Low Red Blood Cell Count (Anemia)
Your red blood cells are responsible for carrying oxygen to the tissues in your body. When the red cell count is low, you may feel tired or weak. You should let your doctor or nurse know if you experience any shortness of breath, difficulty breathing or pain in your chest. If the count gets too low, you may receive a blood transfusion.
Low Platelet Count (Thrombocytopenia)
Platelets help your blood clot, so when the count is low you are at a higher risk of bleeding. Let your doctor or nurse know if you have any excess bruising or bleeding, including nose bleeds, bleeding gums or blood in your urine or stool.

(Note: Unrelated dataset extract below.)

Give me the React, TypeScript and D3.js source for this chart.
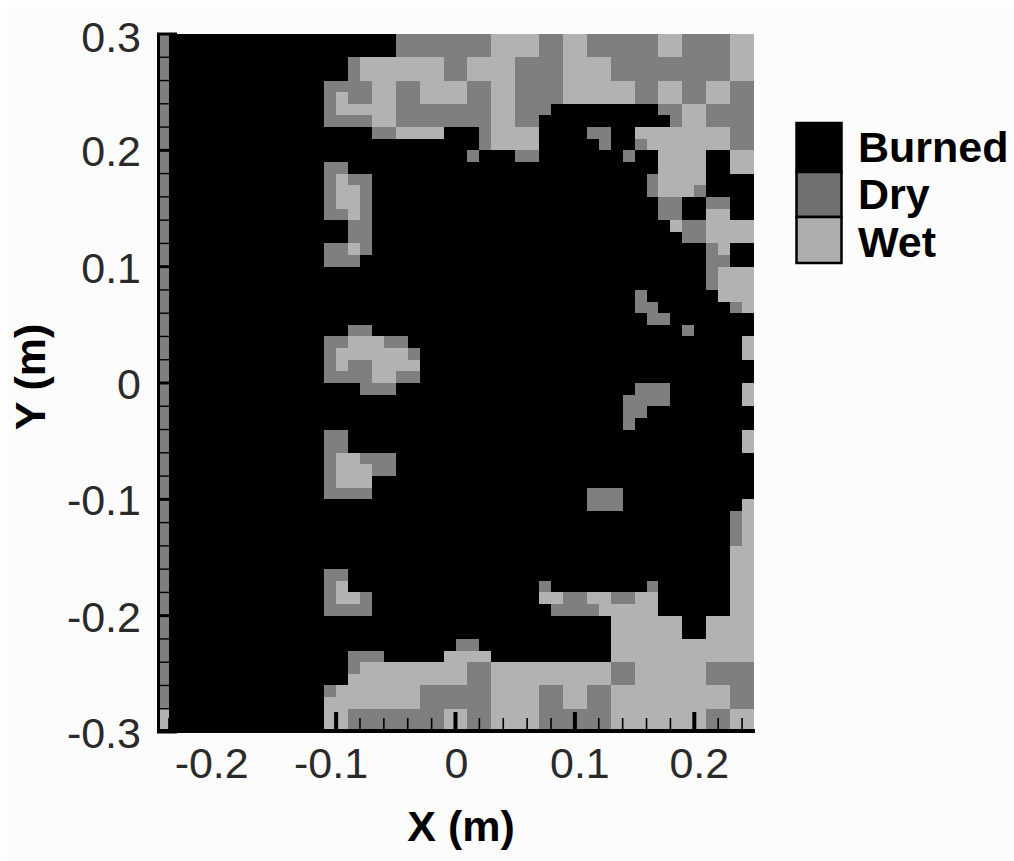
import { useEffect, useRef } from "react";
import * as d3 from "d3";

const width = 1014;
const height = 861;

// one string per grid row, top (y = 0.3) to bottom; "d12-14" = dry cells in columns 12..14, anything missing is burned
const rowRuns: string[] = [
  "d0 d20-27 w28-31 d32-33 w34-35 d36-41 w42-43 d44-47 w48-49",
  "d0 d20-27 w28-31 d32-33 w34-35 d36-41 w42-43 d44-47 w48-49",
  "d0 d16 w17-23 d24-25 w26-29 d30-33 w34-37 d38-47 w48-49",
  "d0 d16 w17-23 d24-25 w26-29 d30-33 w34-37 d38-47 w48-49",
  "d0 d14-17 w18-19 d20-21 w22-25 d26-27 w28-29 d30-33 w34-39 d40-41 w42-43 d44-45 w46-47 d48-49",
  "d0 d14 w15 d16-17 w18-19 d20-21 w22-25 d26-27 w28-29 d30-33 w34-39 d40-41 w42-43 d44-45 w46-47 d48-49",
  "d0 d14 w15-19 d20-27 w28-29 d30-32 d42-43 w44-45 d46-49",
  "d0 d14-17 w18-19 d20-27 w28-29 d30-31 d43 w44-45 d46-49",
  "d0 d18-19 w20-23 d27 w28-31 d36-37 w40-47 d48-49",
  "d0 d27 w28-31 d37 d40 w41-47 d48-49",
  "d0 d26 d30-31 d39 w42-45 w48-49",
  "d0 d14-15 w42-45 w48-49",
  "d0 d14 w15 d16-17 d41 w42-45",
  "d0 d14 w15-16 d17 d41 w42-44 d45",
  "d0 d14 w15-16 d17 d42-43 d46-47",
  "d0 d14-15 w16 d17 d42-43 w46-47",
  "d0 d16-17 w43 d44-45 w46-49",
  "d0 d16-17 d44-45 w46-49",
  "d0 d14-15 w16 d17 d46 w47",
  "d0 d14-16 d46-47",
  "d0 d46 w47-49",
  "d0 d46 w47-49",
  "d0 d40 w47-49",
  "d0 d40-41 d48 w49",
  "d0 d41-42",
  "d0 d16-17 d44",
  "d0 d14-15 w16-18 d19-20 w49",
  "d0 d14 w15-20 d21 w49",
  "d0 d14 w15 d16-17 w18-21",
  "d0 d14-17 w18-19 d20-21",
  "d0 d17-19 d40-42 w49",
  "d0 d39-42 w49",
  "d0 d39-40",
  "d0 d39",
  "d0 d14-15 w49",
  "d0 d14-15 w49",
  "d0 d14 w15-16 d17-19",
  "d0 d14 w15-17 d18-19",
  "d0 d14 w15-17",
  "d0 d14-17 d36-38",
  "d0 d36-38 w49",
  "d0 d48 w49",
  "d0 d48 w49",
  "d0 d48 w49",
  "d0 w48-49",
  "d0 w48-49",
  "d0 d14-15 w48-49",
  "d0 d14 w15 d32 d41 w48-49",
  "d0 d14 w15-16 d17 w32-33 d34-35 w36-37 d38-39 w40-41 w48-49",
  "d0 d14-17 d33-36 w37-41 w48-49",
  "d0 w38-43 w46-49",
  "d0 w38-43 w46-49",
  "d0 d25-26 w38-49",
  "d0 d16-18 w24-27 w38-49",
  "d0 d16 w17-25 d26-27 w28-37 d38-39 w40-45 d46-49",
  "d0 w16-25 d26-27 w28-37 d38-39 w40-45 d46-49",
  "d0 d14 w15-21 d22-27 w28-31 d32-33 w34-35 d36-37 w38-47 d48-49",
  "d0 w14-21 d22-27 w28-31 d32-33 w34-35 d36-37 w38-47 d48-49",
  "w0 w14-15 d16-23 w24-25 d26-27 w28-31 d32-37 w38-45 d46-47 w48-49",
  "w0 w14-15 d16-23 w24-25 d26-27 w28-31 d32-37 w38-45 d46-47 w48-49",
];

const legendLabels = ["Burned", "Dry", "Wet"];
const legendColors = ["#000000", "#717171", "#adadad"];
const xTickLabels = ["-0.2", "-0.1", "0", "0.1", "0.2"];
const xTickValues = [-0.2, -0.1, 0, 0.1, 0.2];
const yTickLabels = ["0.3", "0.2", "0.1", "0", "-0.1", "-0.2", "-0.3"];
const yTickValues = [0.3, 0.2, 0.1, 0, -0.1, -0.2, -0.3];
const font = "'Liberation Sans', Arial, sans-serif";

const App = () => {
  const ref = useRef<SVGSVGElement>(null);

  useEffect(() => {
    const svg = d3.select(ref.current);
    svg.selectAll("*").remove();

    const x = d3.scaleLinear().domain([-0.25, 0.25]).range([157, 754]);
    const y = d3.scaleLinear().domain([0.3, -0.3]).range([34, 732]);
    const color = d3.scaleOrdinal<string>().domain(["b", "d", "w"]).range(["#000000", "#7f7f7f", "#b2b2b2"]);

    svg.append("rect").attr("x", 7).attr("y", 7).attr("width", width - 7).attr("height", height - 7).attr("fill", "#fcfcfc");

    svg.append("rect")
      .attr("x", x(-0.25)).attr("y", y(0.3))
      .attr("width", x(0.25) - x(-0.25)).attr("height", y(-0.3) - y(0.3))
      .attr("fill", color("b"));

    // cells
    const cells = rowRuns.flatMap((runs, row) =>
      runs.split(" ").flatMap((run) => {
        const [a, b] = run.slice(1).split("-").map(Number);
        return d3.range(a, (b ?? a) + 1).map((col) => ({ row, col, kind: run[0] }));
      })
    );
    svg.append("g").selectAll("rect").data(cells).enter().append("rect")
      .attr("x", (d) => x(-0.25 + d.col * 0.01))
      .attr("y", (d) => y(0.3 - d.row * 0.01))
      .attr("width", x(0.01) - x(0))
      .attr("height", y(0) - y(0.01))
      .attr("fill", (d) => color(d.kind))
      .attr("shape-rendering", "crispEdges");

    // inward ticks, every 0.02 with the longer ones on 0.1
    const xTicks = d3.range(-24, 25, 2).map((v) => v / 100);
    const yTicks = d3.range(-30, 31, 2).map((v) => v / 100);
    const isMajor = (v: number) => Math.abs(v * 10 - Math.round(v * 10)) < 1e-6;

    svg.append("g").selectAll("line").data(xTicks).enter().append("line")
      .attr("x1", (d) => x(d)).attr("x2", (d) => x(d))
      .attr("y1", y(-0.3))
      .attr("y2", (d) => y(-0.3) - (isMajor(d) ? 20 : 14))
      .attr("stroke", "#000")
      .attr("stroke-width", (d) => (isMajor(d) ? 4 : 1.6));

    svg.append("g").selectAll("line").data(yTicks).enter().append("line")
      .attr("y1", (d) => y(d)).attr("y2", (d) => y(d))
      .attr("x1", x(-0.25))
      .attr("x2", (d) => x(-0.25) + (isMajor(d) ? 20 : 14))
      .attr("stroke", "#000")
      .attr("stroke-width", (d) => (isMajor(d) ? 3 : 1.4));

    // axis lines
    svg.append("line").attr("x1", 158.5).attr("x2", 158.5).attr("y1", 34).attr("y2", 733)
      .attr("stroke", "#000").attr("stroke-width", 3);
    svg.append("line").attr("x1", 157).attr("x2", 755).attr("y1", 731).attr("y2", 731)
      .attr("stroke", "#000").attr("stroke-width", 4);

    // tick labels
    svg.append("g").selectAll("text").data(xTickValues).enter().append("text")
      .attr("x", (d) => x(d) + (d < 0 ? -5 : d > 0 ? 5 : 1))
      .attr("y", 778)
      .attr("text-anchor", "middle")
      .attr("font-family", font).attr("font-size", 43).attr("fill", "#2a2a2a")
      .text((_, i) => xTickLabels[i]);

    svg.append("g").selectAll("text").data(yTickValues).enter().append("text")
      .attr("x", 141)
      .attr("y", (d) => y(d) + (d === 0.3 ? 18 : 16))
      .attr("text-anchor", "end")
      .attr("font-family", font).attr("font-size", 43).attr("fill", "#2a2a2a")
      .text((_, i) => yTickLabels[i]);

    // axis titles
    svg.append("text")
      .attr("x", 461).attr("y", 841)
      .attr("text-anchor", "middle")
      .attr("font-family", font).attr("font-size", 43).attr("font-weight", "bold")
      .text("X (m)");
    svg.append("text")
      .attr("transform", "translate(45,377) rotate(-90)")
      .attr("text-anchor", "middle")
      .attr("font-family", font).attr("font-size", 43).attr("font-weight", "bold")
      .text("Y (m)");

    // legend
    const legendTop = [123, 172, 217];
    const legendBottom = [172, 217, 263];
    const legend = svg.append("g").selectAll("g").data(legendLabels).enter().append("g");
    legend.append("rect")
      .attr("x", 796.5)
      .attr("y", (_, i) => legendTop[i])
      .attr("width", 45)
      .attr("height", (_, i) => legendBottom[i] - legendTop[i])
      .attr("fill", (_, i) => legendColors[i])
      .attr("stroke", "#000").attr("stroke-width", 2.5);
    legend.append("text")
      .attr("x", 858)
      .attr("y", (_, i) => [162, 209, 257][i])
      .attr("font-family", font).attr("font-size", 43).attr("font-weight", "bold")
      .text((d) => d);
  }, []);

  return (
    <svg
      ref={ref}
      width={width}
      height={height}
      style={{ position: "absolute", left: 0, top: 0, display: "block" }}
    ></svg>
  );
};

export default App;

If the platelet count becomes too low, you may receive a transfusion of platelets.
- Do not use a razor (an electric razor is fine).
- Avoid contact sports and activities that can result in injury or bleeding.
- Do not take aspirin (salicylic acid), non-steroidal, anti-inflammatory medications (NSAIDs) such as Motrin®, Aleve®, Advil®, etc. as these can all increase the risk of bleeding. Unless your healthcare team tells you otherwise, you may take acetaminophen (Tylenol).
- Do not floss or use toothpicks and use a soft-bristle toothbrush to brush your teeth.
Fatigue is very common during cancer treatment and is an overwhelming feeling of exhaustion that is not usually relieved by rest. While on cancer treatment, and for a period after, you may need to adjust your schedule to manage fatigue. Plan times to rest during the day and conserve energy for more important activities. Exercise can help combat fatigue; a simple daily walk with a friend can help. Talk to your healthcare team for helpful tips on dealing with this side effect.
Nausea and/or Vomiting
Talk to your doctor or nurse so they can prescribe medications to help you manage nausea and vomiting. In addition, dietary changes may help. Avoid things that may worsen the symptoms, such as heavy or greasy/fatty, spicy or acidic foods (lemons, tomatoes, oranges). Try antacids, (e.g. milk of magnesia, calcium tablets such as Tums), saltines, or ginger ale to lessen symptoms.
Decrease in Appetite
Nutrition is an important part of your care. Cancer treatment can affect your appetite and, in some cases, the side effects of treatment can make eating difficult. Ask your nurse about nutritional counseling services at your treatment center to help with food choices.
- Try to eat five or six small meals or snacks throughout the day, instead of 3 larger meals.
- If you are not eating enough, nutritional supplements may help.
- You may experience a metallic taste or find that food has no taste at all. You may dislike foods or beverages that you liked before receiving cancer treatment. These symptoms can last for several months or longer after treatment ends.
- Avoid any food that you think smells or tastes bad. If red meat is a problem, eat chicken, turkey, eggs, dairy products and fish without a strong smell. Sometimes cold food has less of an odor.
- Add extra flavor to meat or fish by marinating it in sweet juices, sweet and sour sauce or dressings. Use seasonings like basil, oregano or rosemary to add flavor. Bacon, ham and onion can add flavor to vegetables.
Exposure of an unborn child to this medication could cause birth defects, so you should not become pregnant or father a child while on this medication. For women, effective birth control is necessary during treatment and for at least one month after treatment. Even if your menstrual cycle stops or you believe you are not producing sperm, you could still be fertile and conceive. For men, condoms should be used during treatment and for three months after the last dose is administered.